Second, is the act of will (and love as the principle act of will) logically and necessarily prior to intellection? The epistemological priority of will to intellect had long been cemented in the Platonic/Augustinian orbit. Bonaventura, and most of the scholars of the Franciscan order, more interested in the theological implications of the idea, continued to follow Augustine, and argued that will is superior to intellect, that accordingly, one must love God to be able to understand God and his divine attributes, and that the ability to so love God needs be injected into the mind by God (illuminism). Thomas Aquinas re-introduced the contrary position as set out by Aristotle. Many found that shift in primacy both troubling and dangerous.

Third, the divaricating visions of Plato and Aristotle regarding universal ideas could not be reconciled. Do ideas reference perfect transcending realities, are they mental referents of particular individual things, or are they merely names or signs for abstracted aspects of particular individual things? What exactly are our mental images, our ideas, and how do they relate to reality, to the world? Such questions may seem obtuse items of academia, but insofar as ideas such as Good and Truth (divine and moral attributes) are universal ideas, the answers impinge on the understanding of god and soul.

Fourth, unable to find a theory to reconcile all the elements of philosophy and theology, some adventurous scholars were persuaded that truth is divisible, or at least a two-sided coin. The theory of “double truths” allowed one statement to be true according to reason, and its discordant statement to be true according to faith based upon divine revelation. It was not usually well received. The mediaeval zeitgeist had to it a certain sense of concinnity. It was not inclined to think of things as viewable from varied perspectives. It was not agitated by a contradiction between philosophy saying “God created the heavens and the earth” and meaning reality has a first principle, and religion saying “God created the heavens and the earth” and denoting a divine being, ex nihilo creator of all that is. The notion of truth being susceptible to a point of view, of meaning being contextual, or relative to the field of inquiry, or endeavour was not an item upon the horizon of the mediaeval mind, a mind not disposed to considering truth as anything other than the absolute correspondence of two terms, of idea of thing and thing. Relativity is an attitude of the modern mind.

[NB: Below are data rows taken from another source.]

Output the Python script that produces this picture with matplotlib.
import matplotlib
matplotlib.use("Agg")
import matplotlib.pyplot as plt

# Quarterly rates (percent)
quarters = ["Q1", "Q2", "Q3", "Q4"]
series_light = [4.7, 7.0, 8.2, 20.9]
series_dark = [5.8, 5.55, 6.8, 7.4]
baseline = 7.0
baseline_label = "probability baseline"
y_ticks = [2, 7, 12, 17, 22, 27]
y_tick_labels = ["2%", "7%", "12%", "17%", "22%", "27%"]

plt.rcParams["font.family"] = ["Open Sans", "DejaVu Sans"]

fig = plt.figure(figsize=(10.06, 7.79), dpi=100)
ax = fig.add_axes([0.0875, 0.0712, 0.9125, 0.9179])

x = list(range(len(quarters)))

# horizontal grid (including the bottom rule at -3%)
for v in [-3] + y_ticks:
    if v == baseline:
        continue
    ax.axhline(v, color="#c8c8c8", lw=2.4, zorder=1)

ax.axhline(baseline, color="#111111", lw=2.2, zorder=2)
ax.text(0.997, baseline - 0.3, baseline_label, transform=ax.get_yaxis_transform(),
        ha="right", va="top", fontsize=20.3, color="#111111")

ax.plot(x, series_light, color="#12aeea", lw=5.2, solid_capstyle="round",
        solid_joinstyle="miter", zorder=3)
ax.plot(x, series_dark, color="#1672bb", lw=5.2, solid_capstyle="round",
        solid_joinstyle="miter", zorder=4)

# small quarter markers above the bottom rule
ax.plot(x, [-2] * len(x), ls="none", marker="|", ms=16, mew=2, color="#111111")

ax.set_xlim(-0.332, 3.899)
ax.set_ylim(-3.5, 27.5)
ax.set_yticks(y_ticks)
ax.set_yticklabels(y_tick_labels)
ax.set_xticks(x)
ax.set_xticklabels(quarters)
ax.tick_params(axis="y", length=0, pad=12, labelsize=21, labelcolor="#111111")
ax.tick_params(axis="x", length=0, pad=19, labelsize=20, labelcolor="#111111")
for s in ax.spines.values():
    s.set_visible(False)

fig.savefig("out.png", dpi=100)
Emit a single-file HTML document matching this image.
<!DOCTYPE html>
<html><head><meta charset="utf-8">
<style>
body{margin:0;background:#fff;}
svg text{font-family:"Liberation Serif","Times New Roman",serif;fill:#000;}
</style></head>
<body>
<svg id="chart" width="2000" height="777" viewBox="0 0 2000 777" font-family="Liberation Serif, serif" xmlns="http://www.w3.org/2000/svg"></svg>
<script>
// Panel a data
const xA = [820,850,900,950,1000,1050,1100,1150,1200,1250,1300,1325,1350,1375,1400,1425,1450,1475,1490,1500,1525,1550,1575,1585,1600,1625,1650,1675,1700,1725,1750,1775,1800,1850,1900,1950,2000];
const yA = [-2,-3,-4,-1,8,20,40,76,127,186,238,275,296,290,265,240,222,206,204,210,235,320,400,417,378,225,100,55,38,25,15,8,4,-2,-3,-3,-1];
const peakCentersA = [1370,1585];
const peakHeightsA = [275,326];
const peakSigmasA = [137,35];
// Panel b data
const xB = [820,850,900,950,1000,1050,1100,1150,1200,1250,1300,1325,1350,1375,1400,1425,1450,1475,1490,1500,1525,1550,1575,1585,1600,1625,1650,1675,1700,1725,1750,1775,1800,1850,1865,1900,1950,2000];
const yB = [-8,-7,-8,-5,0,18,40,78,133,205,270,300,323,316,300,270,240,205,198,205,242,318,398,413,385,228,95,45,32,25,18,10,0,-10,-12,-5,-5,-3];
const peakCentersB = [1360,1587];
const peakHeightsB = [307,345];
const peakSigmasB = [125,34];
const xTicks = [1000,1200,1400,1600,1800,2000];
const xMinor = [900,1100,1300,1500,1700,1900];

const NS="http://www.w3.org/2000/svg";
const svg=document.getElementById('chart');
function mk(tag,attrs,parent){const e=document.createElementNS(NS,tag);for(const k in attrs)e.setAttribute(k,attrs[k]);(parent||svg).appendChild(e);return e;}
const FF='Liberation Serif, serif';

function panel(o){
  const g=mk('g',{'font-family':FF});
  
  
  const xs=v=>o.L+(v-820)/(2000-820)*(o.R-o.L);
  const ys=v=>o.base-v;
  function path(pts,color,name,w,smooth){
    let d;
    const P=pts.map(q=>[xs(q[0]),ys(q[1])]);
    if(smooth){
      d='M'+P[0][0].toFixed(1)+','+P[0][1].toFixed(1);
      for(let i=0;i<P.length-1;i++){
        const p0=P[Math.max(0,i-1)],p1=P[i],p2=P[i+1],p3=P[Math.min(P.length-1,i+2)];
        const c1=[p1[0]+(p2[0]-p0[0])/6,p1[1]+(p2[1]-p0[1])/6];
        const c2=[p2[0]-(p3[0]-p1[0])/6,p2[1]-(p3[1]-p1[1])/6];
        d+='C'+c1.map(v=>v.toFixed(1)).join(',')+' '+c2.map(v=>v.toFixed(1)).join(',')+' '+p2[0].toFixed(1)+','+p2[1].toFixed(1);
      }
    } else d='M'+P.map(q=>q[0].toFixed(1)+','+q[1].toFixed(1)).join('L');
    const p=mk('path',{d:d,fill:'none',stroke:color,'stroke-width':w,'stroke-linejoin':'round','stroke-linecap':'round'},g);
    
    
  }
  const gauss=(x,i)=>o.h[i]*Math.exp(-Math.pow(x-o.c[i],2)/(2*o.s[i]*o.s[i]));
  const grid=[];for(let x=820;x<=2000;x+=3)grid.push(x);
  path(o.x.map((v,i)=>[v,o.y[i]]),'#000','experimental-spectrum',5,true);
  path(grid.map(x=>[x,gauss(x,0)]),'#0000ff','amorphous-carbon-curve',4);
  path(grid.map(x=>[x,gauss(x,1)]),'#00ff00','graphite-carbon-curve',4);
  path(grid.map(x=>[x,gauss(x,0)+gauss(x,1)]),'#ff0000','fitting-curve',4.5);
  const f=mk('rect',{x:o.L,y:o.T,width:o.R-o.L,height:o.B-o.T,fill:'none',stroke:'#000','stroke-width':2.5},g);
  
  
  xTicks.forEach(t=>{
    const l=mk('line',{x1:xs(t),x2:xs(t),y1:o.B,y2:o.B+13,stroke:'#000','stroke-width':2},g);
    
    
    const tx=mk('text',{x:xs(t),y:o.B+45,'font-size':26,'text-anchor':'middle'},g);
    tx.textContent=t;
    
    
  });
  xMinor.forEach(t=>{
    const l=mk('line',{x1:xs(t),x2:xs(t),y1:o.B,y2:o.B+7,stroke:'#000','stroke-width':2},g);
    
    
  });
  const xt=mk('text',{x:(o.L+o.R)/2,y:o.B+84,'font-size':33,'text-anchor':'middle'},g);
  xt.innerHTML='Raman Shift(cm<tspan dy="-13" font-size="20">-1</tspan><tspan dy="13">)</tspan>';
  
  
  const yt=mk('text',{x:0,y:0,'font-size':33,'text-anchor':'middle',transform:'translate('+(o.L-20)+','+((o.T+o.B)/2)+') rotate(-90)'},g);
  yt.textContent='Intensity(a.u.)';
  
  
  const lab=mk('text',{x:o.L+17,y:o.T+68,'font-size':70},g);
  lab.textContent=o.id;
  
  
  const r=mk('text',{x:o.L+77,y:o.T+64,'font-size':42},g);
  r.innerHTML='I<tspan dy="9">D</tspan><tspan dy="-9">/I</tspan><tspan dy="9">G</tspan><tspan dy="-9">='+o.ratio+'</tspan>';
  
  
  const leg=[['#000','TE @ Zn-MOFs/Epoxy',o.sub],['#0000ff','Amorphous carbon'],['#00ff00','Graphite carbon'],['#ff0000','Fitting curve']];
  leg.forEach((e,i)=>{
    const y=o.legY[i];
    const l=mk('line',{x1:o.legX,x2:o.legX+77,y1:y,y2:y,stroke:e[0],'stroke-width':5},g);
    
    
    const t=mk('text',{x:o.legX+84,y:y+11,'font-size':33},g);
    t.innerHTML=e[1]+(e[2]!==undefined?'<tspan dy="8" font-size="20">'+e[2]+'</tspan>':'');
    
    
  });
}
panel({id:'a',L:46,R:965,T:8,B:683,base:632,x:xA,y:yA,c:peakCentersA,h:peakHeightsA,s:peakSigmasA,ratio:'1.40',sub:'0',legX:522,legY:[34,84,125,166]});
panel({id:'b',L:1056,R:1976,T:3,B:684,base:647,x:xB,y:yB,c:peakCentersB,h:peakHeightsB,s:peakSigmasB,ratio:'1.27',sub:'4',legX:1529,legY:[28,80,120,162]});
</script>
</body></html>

Fifth, the nature of time and eternity kept occupying considerations because the questions regarding creation, immortality, and divine immutability all required some framework regarding temporal extension or its absence. How could an immutable, eternal unicity, create all, know all, care for all, provide for all, when the “all” was temporal, changeable? How does the infinite, self-contained, and non-temporal singularity of god interconnect with the flux of finite things? What reality or relationship is denoted by the terms time and eternity?

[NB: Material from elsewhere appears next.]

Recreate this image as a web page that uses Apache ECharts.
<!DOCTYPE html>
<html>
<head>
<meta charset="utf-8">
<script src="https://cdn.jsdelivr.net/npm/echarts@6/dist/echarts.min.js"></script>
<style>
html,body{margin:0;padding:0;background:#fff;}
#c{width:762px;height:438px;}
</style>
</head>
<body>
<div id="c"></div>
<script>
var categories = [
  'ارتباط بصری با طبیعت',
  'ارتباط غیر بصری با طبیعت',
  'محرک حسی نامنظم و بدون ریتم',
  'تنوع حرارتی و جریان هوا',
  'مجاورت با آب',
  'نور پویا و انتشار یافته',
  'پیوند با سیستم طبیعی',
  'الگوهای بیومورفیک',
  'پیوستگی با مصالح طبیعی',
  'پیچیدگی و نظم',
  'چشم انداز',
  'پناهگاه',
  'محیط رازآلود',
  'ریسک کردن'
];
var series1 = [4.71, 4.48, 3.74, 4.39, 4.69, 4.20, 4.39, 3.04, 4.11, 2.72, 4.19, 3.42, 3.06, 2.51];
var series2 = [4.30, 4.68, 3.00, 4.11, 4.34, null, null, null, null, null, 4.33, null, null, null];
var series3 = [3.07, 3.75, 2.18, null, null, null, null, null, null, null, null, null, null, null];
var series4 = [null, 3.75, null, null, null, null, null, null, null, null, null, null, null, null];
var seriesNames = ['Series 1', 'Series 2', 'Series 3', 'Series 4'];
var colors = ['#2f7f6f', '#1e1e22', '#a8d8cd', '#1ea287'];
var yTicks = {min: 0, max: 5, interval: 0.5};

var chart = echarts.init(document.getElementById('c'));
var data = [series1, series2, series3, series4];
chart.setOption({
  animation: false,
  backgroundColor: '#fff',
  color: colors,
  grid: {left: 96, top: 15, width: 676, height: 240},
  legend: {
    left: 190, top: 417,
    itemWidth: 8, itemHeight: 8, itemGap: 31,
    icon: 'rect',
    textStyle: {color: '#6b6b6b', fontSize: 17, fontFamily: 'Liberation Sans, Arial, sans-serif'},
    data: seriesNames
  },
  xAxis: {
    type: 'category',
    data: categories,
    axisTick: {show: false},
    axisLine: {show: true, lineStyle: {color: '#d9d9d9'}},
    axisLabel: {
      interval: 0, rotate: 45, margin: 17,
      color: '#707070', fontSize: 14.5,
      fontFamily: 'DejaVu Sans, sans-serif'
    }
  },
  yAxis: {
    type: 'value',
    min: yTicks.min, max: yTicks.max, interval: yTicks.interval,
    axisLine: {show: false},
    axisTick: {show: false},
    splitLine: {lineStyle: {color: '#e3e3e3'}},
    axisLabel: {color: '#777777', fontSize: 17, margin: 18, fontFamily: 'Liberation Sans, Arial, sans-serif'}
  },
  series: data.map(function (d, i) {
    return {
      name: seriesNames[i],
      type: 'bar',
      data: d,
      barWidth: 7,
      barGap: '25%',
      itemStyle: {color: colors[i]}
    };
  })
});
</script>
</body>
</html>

There was a subliminality manifesting through all this academic and social repositioning. The Europe that Rome had held under its sway for several centuries was a gallimaufry of peoples, sundry tribes of Vandals, Goths, Celts, Huns, and others, covering a swath of Europe from the Danube to the Atlantic, from the Alps to the Scottish lowlands. Rome had provided an overlay of legal practicality, its unique contribution to the modern mind, which enveloped the genius loci, the fundamental Euro-spirit, at the root of these diverse tribes. When Roman power faded, that same native spirit became free to assert itself, and its self-acclamation was the age, the world of art, architecture, literature, and language we call the Gothic. The gothic world was simply the indigenous Europe revelling in itself after the bondage of Rome was broken. It did not last. It rarely does. Like Wagner’s Erda it is a hypnogogic creature, rousing and retreating, never fully stirred nor deeply dormant. The 19th century revival and its contrail in the Aesthetic, Nouveau, Secessionist, Deco experiments speak of its endurance, permeability, its inherent verticality, its interiorizing–branching and intertwining–its contraindication of the classical and its extraverted presence in the cubic and horizontal.

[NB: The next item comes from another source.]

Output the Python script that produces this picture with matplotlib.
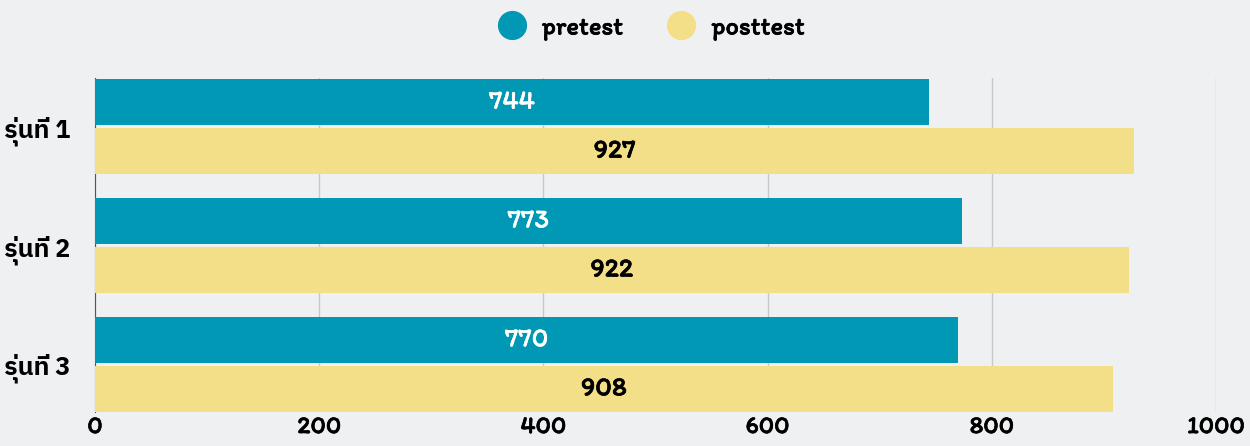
import matplotlib
matplotlib.use("Agg")
import matplotlib.pyplot as plt
import matplotlib.patheffects as pe
from matplotlib.lines import Line2D
import numpy as np

categories = ["รุ่นที่ 1", "รุ่นที่ 2", "รุ่นที่ 3"]
pretest = [744, 773, 770]
posttest = [927, 922, 908]
xticks = [0, 200, 400, 600, 800, 1000]
series_names = ["pretest", "posttest"]

FONT = ["Itim", "DejaVu Sans"]
THAI = ["IBM Plex Sans Thai", "DejaVu Sans"]
plt.rcParams["font.family"] = FONT

bg = "#eff0f2"
c_pre = "#0098b4"
c_post = "#f3df88"


def bold(color, w=0.5):
    return [pe.withStroke(linewidth=w, foreground=color)]


fig = plt.figure(figsize=(12.5, 4.46), dpi=100, facecolor=bg)
ax = fig.add_axes([0.076, 0.0762, 0.8968, 0.7489], facecolor=bg)

y = np.arange(len(categories))
h = 0.39
off = 0.206
ax.barh(y - off, pretest, height=h, color=c_pre, zorder=3)
ax.barh(y + off, posttest, height=h, color=c_post, zorder=3)
for i in range(len(categories)):
    ax.text(pretest[i] / 2, y[i] - off, str(pretest[i]), color="white",
            ha="center", va="center", fontsize=19.5, zorder=4,
            path_effects=bold("white", 0.3))
    ax.text(posttest[i] / 2, y[i] + off, str(posttest[i]), color="black",
            ha="center", va="center", fontsize=19.5, zorder=4,
            path_effects=bold("black"))

ax.set_xlim(0, 1000)
ax.set_ylim(2.4, -0.41)
ax.set_xticks(xticks)
ax.set_xticklabels([str(t) for t in xticks], fontsize=18)
for t in ax.get_xticklabels():
    t.set_path_effects(bold("black"))
ax.set_yticks(y)
ax.set_yticklabels(categories, fontsize=18, family=THAI, fontweight="bold")
ax.tick_params(axis="x", length=0, pad=3)
ax.tick_params(axis="y", length=0, pad=18)
ax.grid(axis="x", color="#c8c8c8", linewidth=1, zorder=0)
for s in ["top", "right", "bottom"]:
    ax.spines[s].set_visible(False)
ax.spines["left"].set_color("#555555")

handles = [Line2D([], [], marker="o", linestyle="", markersize=20, color=c_pre),
           Line2D([], [], marker="o", linestyle="", markersize=20, color=c_post)]
leg = fig.legend(handles, series_names, loc="center", bbox_to_anchor=(0.516, 0.937), ncol=2,
                 frameon=False, prop={"family": FONT, "size": 19}, handletextpad=0.15,
                 columnspacing=1.2)
for t in leg.get_texts():
    t.set_path_effects(bold("black"))

fig.savefig("out.png", dpi=100, facecolor=bg)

The Renaissance, humanism, even certain reminiscences of primitive Christianity broke in upon the mediaeval gothic and transanimated it. But this resurgence, this renaissance, of an ancient overlord’s cultural allure was not a pure revival. It was a macedoine of things Greek, things Roman, things monastic and mystical, things native, and like that admixture of Roman ingenuity, cement, it oozed into every possible cavity and harden into a near indestructible bond and fundament. The primitive, superstitious and magic-oriented mentality of ancient tribes melded with the legalistic mentality of the Roman and the idealistic mentality of the Greek to create the mind of modern Western man gyrating about liberal, conservative and fantastical gimbals. Both Roman Catholicism and Protestantism are coloured by this, for the liberal magic of grace and sacrament differs only in type from the conservative magic of words. The Roman insistence on the necessity of sacraments is no less wanting than Protestant insistence on the letter of scripture. Both yield to the fascination of magic controlled by a legality, to a vision of some institute or institution capable by cant or chant to bridge the here with the hereafter and the evermore. Thus, Western Christianity, in its two major forms, is contaminated by fatal phantasm of legalistic priest-craft or legalistic word-craft, and Western civilization is made to face the dawn of Globalism shrived of the authenticity and vitality of its ancient spirituality, gadding after everything from Wicca to Buddha to Yoga to Islam to unbridled self-absorption.

An Excursus: I find there is no defence for scriptural literalism. It is geomancy by another name, manifesting a fervid fear of living, an artificial, verbal respiration in the stead of an authentic, conational inspiration. There is, however, something to be said for ritualism, especially the ritualism so well kept for so long in the old Roman rites. Too many have failed to recognize in these a potent and supernal language, to appreciate that ritual is the sublimation of communication to a more delicate level. Too many today are unwilling to accede to any form of communication beyond the most minimal. But, we communicate with one another on a vast field of forms. Sex is one of them. I do not mean here to reference the seemingly all too pervasive practice of falling atop one another willy-nilly for a moment of relief. Perhaps I should reveal my antiquity, and speak of “making love” for therein there is touching and embracing and exploring in manners excluded from the world of public and quotidian contact. The old Roman Mass and its attendant devotions were a type of such intimacy ritually played out for the abreaction of spiritual integration. The congregants were made to stand and kneel, to cross and bow as they observed the great performance of worshipful, devoted exploration, submission, and release. Sunday solemn Mass was the spiritual equivalent of Saturday night’s marital rapture, a moment consecrated in intimacy, away from the everyday, renewing, relieving, refreshing, and reconnecting–the sacred mystery of spousal love and trust, and the sacred mystery of cosmic love and faith, both ritually, both really, both (ideally) well, played out for the making of a whole, or if you would differentiate, a holy, person.